→ **Records for the task**
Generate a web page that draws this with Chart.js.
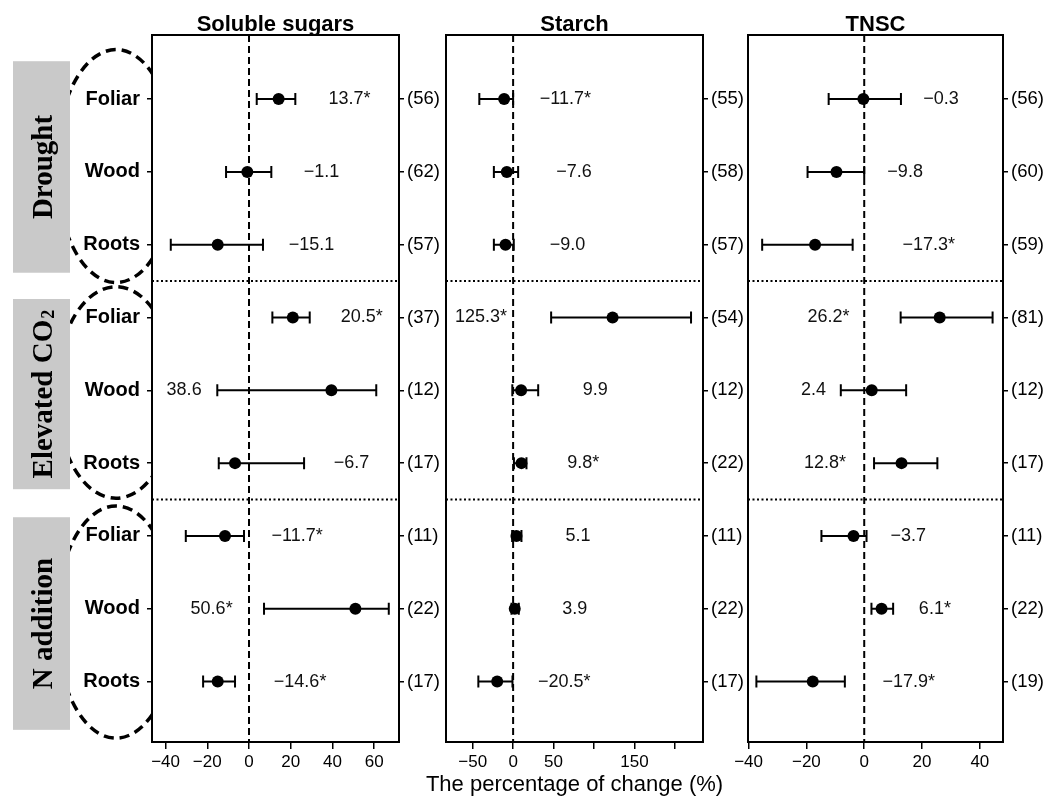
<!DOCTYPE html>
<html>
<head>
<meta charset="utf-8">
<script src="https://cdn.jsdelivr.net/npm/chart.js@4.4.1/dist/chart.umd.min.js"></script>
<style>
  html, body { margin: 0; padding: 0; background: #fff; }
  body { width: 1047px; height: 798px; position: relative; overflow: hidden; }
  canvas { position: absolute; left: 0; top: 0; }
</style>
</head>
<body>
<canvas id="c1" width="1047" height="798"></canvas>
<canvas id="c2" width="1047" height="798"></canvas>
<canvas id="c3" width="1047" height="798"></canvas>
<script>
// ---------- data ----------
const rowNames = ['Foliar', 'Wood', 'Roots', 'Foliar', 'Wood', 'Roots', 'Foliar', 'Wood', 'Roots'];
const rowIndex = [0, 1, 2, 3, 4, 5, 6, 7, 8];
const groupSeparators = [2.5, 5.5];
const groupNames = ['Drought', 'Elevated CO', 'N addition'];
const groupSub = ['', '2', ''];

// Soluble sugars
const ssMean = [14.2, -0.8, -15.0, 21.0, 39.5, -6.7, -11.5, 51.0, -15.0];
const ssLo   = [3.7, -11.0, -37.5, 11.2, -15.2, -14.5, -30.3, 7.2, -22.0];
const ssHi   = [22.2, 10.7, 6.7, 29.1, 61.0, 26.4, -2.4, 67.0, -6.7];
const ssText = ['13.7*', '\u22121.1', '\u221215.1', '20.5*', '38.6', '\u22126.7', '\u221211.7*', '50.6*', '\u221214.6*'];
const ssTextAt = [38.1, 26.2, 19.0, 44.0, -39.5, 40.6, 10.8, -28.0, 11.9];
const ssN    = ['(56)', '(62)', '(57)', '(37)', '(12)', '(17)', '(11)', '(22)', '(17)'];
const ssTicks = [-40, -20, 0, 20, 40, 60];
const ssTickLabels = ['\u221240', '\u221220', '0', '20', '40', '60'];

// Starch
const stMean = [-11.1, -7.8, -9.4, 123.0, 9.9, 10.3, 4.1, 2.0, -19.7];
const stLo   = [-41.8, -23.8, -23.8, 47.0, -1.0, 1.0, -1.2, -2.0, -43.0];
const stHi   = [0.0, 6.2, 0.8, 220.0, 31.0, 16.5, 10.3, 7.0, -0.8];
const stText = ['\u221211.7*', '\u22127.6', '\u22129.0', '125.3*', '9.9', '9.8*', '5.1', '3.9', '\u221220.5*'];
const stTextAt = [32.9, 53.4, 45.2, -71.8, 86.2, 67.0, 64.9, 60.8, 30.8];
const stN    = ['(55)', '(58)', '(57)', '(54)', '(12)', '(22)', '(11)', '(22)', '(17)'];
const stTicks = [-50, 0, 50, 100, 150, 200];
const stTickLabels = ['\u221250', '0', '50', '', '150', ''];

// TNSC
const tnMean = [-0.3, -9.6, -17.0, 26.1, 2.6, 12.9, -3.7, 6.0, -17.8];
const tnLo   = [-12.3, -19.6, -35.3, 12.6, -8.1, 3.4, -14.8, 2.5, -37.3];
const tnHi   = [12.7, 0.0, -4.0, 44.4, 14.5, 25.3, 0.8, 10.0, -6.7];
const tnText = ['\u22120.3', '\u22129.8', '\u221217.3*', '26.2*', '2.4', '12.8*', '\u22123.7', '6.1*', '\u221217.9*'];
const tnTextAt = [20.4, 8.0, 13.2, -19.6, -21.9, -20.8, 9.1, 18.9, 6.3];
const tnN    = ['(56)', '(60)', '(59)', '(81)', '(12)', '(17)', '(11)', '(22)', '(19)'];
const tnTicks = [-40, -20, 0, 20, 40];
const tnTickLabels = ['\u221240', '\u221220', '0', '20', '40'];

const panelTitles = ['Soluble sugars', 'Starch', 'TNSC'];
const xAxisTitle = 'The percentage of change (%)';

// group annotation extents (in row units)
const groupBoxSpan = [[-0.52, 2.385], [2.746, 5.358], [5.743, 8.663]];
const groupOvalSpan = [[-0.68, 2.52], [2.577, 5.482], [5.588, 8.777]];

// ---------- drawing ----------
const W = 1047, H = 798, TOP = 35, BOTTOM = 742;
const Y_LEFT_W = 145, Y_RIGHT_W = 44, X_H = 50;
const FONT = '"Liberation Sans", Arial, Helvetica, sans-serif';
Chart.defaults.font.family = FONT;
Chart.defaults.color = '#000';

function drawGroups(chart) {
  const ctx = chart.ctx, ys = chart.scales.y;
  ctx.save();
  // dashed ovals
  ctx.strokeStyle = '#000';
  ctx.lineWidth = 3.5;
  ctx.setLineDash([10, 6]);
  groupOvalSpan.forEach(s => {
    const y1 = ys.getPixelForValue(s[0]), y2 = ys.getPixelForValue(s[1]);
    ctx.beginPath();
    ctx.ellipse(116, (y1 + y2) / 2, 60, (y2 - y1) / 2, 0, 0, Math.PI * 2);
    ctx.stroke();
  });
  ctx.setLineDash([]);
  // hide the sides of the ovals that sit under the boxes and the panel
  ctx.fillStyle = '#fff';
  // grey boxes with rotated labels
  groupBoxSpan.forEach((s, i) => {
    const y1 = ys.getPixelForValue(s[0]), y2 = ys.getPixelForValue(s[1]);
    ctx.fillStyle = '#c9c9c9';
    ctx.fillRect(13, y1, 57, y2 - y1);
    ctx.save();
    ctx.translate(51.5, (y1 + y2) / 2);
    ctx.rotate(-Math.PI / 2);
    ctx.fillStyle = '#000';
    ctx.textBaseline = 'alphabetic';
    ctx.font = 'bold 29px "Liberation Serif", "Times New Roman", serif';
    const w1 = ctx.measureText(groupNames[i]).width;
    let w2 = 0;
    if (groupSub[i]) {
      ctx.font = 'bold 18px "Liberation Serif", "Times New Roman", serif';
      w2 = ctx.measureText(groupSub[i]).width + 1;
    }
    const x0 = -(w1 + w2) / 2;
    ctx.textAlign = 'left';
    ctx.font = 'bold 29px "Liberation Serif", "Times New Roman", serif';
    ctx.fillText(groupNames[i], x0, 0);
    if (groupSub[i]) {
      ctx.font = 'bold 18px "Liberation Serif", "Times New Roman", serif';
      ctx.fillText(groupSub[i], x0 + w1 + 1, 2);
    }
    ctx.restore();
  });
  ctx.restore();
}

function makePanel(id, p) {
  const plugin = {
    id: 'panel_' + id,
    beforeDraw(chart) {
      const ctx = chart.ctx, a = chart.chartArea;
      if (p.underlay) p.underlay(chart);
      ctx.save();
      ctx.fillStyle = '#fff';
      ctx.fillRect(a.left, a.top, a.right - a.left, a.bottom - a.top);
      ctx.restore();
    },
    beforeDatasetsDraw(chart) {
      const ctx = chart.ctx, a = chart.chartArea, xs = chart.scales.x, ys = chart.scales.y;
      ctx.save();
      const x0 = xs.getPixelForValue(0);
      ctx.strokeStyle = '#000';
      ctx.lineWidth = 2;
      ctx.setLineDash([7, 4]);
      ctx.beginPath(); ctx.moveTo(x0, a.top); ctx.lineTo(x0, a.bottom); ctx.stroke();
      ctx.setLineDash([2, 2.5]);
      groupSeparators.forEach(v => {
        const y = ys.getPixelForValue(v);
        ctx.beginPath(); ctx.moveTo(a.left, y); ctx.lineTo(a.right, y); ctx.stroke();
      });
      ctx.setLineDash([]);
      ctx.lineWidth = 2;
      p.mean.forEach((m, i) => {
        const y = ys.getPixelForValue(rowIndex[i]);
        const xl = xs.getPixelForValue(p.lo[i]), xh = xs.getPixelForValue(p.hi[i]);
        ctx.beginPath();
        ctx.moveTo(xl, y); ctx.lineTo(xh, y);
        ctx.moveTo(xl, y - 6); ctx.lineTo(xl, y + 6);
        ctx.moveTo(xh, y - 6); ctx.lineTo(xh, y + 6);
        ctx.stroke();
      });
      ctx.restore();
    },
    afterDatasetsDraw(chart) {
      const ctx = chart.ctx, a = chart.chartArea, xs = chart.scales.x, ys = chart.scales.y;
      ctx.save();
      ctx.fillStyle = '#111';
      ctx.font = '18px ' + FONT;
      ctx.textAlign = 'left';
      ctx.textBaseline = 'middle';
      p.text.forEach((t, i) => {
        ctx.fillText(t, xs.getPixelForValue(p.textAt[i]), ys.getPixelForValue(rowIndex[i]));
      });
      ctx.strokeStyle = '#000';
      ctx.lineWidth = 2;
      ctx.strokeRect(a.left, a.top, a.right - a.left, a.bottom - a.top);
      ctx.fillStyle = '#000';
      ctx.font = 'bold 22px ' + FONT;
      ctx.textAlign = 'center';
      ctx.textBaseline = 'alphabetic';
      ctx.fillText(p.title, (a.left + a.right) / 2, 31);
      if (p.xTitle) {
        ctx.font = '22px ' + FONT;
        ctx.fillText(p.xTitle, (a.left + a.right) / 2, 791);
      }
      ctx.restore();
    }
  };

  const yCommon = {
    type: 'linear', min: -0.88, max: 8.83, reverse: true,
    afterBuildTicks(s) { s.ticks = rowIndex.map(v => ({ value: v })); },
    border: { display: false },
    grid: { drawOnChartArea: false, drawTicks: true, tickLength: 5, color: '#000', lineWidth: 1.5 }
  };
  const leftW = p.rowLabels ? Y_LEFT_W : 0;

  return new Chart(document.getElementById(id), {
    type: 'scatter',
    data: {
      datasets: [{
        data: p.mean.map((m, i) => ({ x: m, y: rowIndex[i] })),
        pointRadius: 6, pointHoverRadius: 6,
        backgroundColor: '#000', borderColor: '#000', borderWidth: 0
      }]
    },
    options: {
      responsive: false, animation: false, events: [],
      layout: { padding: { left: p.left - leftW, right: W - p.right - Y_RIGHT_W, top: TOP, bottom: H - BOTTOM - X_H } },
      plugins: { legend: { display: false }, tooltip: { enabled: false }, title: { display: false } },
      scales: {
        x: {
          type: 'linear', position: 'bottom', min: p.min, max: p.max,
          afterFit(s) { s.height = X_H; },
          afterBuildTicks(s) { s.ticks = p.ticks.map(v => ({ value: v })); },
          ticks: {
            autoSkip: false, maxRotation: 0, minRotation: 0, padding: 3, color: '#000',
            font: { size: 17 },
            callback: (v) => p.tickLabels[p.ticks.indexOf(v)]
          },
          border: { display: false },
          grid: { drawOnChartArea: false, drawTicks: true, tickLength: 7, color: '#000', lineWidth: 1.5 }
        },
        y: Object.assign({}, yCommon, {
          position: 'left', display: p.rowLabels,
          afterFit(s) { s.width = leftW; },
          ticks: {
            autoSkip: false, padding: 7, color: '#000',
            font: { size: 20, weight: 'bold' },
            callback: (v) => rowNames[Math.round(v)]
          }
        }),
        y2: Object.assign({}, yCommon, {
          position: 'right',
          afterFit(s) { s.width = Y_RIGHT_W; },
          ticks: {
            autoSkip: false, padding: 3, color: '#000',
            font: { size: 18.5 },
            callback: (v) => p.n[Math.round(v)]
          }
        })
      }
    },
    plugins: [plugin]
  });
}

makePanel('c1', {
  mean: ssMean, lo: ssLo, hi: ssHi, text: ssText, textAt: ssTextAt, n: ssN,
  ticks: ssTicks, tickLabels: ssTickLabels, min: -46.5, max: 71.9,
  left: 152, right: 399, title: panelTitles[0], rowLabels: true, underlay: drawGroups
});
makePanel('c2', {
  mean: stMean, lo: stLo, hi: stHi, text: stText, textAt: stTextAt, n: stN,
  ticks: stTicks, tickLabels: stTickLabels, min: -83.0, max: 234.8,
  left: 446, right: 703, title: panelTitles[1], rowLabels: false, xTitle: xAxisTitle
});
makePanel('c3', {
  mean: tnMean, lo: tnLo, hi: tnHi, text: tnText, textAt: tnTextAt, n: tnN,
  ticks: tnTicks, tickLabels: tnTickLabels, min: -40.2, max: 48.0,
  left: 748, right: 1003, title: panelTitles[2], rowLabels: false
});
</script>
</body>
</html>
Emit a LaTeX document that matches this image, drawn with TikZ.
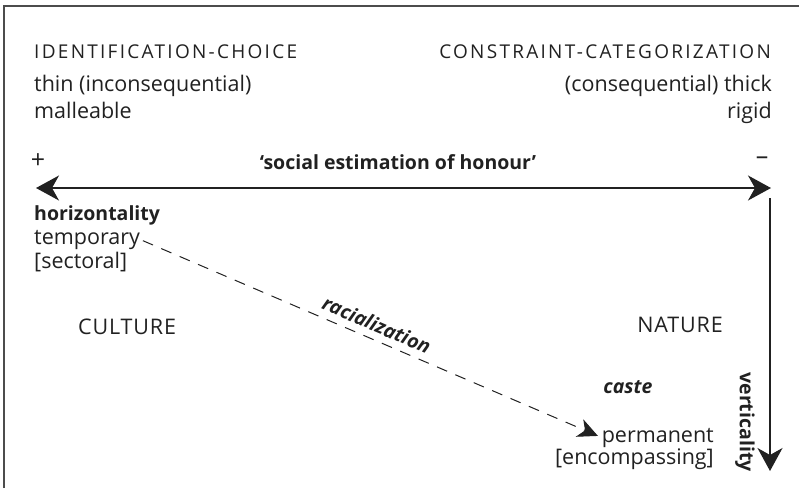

→ **Your objective**
Copy every line above in which the string "this" shows up.

→ **Exercise result**
Generate a web page that draws this with Chart.js.
Emit a LaTeX document that matches this image, drawn with TikZ.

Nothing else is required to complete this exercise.